The FTSE 100 ended 8.46 points, or 0.2 per cent, lower at 5,748.97, having risen 1.1 per cent on Tuesday.

Retailers were out of favour after Next, Britain’s second-largest fashion retailer, said consumers are facing near double-digit price rises for clothes next year, as it posted a slightly bigger-than-expected fall in third-quarter sales at its shops. Its shares fell 2.2 per cent.

Marks & Spencer shed 1.9 per cent, pressured as RBS repeated its “sell” rating on the stock.
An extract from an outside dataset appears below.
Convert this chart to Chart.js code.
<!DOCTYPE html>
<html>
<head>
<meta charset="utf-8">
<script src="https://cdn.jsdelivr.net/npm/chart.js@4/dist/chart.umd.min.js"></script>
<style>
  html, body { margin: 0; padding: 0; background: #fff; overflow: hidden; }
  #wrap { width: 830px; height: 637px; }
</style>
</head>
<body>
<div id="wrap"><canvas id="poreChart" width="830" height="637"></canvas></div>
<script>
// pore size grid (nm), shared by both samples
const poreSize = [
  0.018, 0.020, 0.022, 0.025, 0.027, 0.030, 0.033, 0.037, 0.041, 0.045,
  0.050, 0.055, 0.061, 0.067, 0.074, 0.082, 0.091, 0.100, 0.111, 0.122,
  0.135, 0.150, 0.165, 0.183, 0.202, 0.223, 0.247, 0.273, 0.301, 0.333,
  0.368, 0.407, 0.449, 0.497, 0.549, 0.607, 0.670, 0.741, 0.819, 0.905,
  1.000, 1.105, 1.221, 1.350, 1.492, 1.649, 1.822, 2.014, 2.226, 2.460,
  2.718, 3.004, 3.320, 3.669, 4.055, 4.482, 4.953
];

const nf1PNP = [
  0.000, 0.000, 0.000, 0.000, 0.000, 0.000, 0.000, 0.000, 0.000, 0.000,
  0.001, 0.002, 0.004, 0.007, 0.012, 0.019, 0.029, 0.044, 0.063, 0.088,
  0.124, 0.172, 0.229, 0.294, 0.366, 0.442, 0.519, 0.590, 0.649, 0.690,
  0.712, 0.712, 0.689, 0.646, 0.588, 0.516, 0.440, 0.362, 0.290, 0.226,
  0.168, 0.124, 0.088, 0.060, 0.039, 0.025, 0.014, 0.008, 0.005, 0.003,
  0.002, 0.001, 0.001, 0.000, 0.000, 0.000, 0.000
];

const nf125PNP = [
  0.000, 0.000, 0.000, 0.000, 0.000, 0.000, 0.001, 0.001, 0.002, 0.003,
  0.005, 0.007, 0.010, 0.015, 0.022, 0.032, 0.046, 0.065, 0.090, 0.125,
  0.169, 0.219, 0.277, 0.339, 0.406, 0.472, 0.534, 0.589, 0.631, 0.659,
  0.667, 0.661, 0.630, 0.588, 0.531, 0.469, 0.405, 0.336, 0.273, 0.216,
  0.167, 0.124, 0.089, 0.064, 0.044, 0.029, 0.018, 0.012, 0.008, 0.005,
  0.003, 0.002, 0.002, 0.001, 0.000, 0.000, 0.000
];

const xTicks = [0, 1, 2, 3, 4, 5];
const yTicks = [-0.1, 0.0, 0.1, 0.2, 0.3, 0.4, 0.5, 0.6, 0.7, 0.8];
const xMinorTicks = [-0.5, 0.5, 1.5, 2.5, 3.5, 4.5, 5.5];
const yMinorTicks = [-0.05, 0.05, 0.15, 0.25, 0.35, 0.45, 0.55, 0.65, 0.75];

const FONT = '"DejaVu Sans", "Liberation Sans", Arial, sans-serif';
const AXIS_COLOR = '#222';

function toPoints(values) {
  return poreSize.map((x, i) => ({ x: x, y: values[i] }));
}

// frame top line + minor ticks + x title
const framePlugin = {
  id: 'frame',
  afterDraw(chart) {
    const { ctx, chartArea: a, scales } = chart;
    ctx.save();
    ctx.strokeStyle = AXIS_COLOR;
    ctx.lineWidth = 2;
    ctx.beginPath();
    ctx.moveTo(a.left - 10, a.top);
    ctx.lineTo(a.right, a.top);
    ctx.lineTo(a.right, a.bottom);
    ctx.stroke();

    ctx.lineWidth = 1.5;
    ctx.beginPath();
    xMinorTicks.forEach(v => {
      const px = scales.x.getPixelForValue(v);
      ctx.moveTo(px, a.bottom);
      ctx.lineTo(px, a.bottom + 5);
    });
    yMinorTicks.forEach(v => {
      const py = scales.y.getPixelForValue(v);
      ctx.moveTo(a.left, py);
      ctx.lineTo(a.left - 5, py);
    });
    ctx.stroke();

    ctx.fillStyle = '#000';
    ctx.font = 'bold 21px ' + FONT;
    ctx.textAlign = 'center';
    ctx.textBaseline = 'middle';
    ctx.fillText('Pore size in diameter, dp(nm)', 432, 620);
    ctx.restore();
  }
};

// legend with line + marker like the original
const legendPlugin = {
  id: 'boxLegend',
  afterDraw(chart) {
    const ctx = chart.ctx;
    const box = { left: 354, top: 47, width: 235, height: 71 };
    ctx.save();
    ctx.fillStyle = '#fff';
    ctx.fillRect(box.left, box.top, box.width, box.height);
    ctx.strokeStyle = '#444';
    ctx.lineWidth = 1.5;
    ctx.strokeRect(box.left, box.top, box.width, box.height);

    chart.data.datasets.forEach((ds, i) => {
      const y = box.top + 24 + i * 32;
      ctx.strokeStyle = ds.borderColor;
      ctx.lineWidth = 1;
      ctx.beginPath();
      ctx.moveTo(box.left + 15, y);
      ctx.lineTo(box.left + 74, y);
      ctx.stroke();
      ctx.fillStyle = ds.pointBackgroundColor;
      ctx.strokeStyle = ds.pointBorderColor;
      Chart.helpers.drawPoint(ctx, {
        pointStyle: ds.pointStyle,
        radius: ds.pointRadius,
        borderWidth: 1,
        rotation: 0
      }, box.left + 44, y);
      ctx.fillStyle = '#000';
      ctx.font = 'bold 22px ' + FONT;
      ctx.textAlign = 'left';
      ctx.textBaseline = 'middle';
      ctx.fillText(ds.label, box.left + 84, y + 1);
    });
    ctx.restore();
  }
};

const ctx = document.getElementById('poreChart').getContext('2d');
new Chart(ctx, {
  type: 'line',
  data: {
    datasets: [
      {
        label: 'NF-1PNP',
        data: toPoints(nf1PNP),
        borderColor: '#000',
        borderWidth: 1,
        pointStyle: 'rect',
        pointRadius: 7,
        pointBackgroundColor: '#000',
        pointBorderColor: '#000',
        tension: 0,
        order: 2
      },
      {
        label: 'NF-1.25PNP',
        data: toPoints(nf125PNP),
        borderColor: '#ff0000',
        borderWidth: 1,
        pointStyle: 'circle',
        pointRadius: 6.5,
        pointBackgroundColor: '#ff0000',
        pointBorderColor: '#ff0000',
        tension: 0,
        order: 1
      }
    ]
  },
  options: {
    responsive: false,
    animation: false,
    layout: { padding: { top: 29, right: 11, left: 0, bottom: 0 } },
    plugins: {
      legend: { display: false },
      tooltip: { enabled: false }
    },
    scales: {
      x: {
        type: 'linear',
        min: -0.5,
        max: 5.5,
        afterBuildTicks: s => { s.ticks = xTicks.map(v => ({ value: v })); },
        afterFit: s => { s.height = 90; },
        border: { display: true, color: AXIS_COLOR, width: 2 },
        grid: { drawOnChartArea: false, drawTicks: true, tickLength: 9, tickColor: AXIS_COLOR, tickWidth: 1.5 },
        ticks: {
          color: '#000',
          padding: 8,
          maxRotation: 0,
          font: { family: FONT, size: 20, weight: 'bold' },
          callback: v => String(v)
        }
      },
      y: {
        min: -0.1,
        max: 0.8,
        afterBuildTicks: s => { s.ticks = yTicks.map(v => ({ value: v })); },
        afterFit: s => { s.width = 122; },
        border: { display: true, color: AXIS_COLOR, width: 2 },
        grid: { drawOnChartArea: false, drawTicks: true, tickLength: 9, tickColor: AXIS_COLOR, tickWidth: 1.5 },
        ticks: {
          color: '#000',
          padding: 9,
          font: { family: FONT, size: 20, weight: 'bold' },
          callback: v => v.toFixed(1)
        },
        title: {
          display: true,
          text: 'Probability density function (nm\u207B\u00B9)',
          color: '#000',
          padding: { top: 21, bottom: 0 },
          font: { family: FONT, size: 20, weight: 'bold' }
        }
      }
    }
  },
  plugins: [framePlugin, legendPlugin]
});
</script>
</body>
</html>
Tesco, Wm Morrison Supermarkets and J Sainsbury dropped 0.6 to 1.8 per cent.

But the main focus was on the United States, with many traders feeling there are potential downside risks from the Fed decision, due after the close, particularly on the back of recent strength in the markets in anticipation of a large bout of quantiative easing.

“(Investors) are bracing themselves for a decision on QE (quantitative easing) and are poised for a surprise number,” Yusuf Heusen, senior sales trader at IG Index, said.

“There is a strong feeling that there will be a ‘sell the number’ effect given recent strong gains, hence the slide in the FTSE late this afternoon,” he said.

British aerospace electronics group Cobham slid 9.5 per cent after a disappointing third-quarter update and downbeat outlook hit by U.S. contract delays.

BANKS LIMIT LOSSES
Buyers came in for banks, led by Lloyds Banking Group, up 2.7 per cent, after it poached Antonio Horta-Osorio, head of Santander’s fast-growing British division, to be its next chief executive in a coup that dealt a blow to its Spanish rival.

And the sector was given a fillip as French peer Societe Generale posted forecast-beating quarterly results, and said it would not need a capital increase to meet tougher industry rules.

HSBC, set to issue a trading update on Friday, rose 1.8 per cent, with Standard Chartered up 2.1 per cent, while Barclays , ahead of its update on 9 November, climbed 1.6 per cent.

Car insurer Admiral put on 2.6 per cent after saying it was on course to meet profit forecasts for the year after third-quarter turnover rose more than 50 per cent.

Miners and energy stocks were mixed. BP performed strongly, gaining 1.8 per cent, after Goldman Sachs upgraded the oil company to “buy” from “neutral” on the basis of strong third-quarter results yesterday, the dividend outlook and an attractive valuation.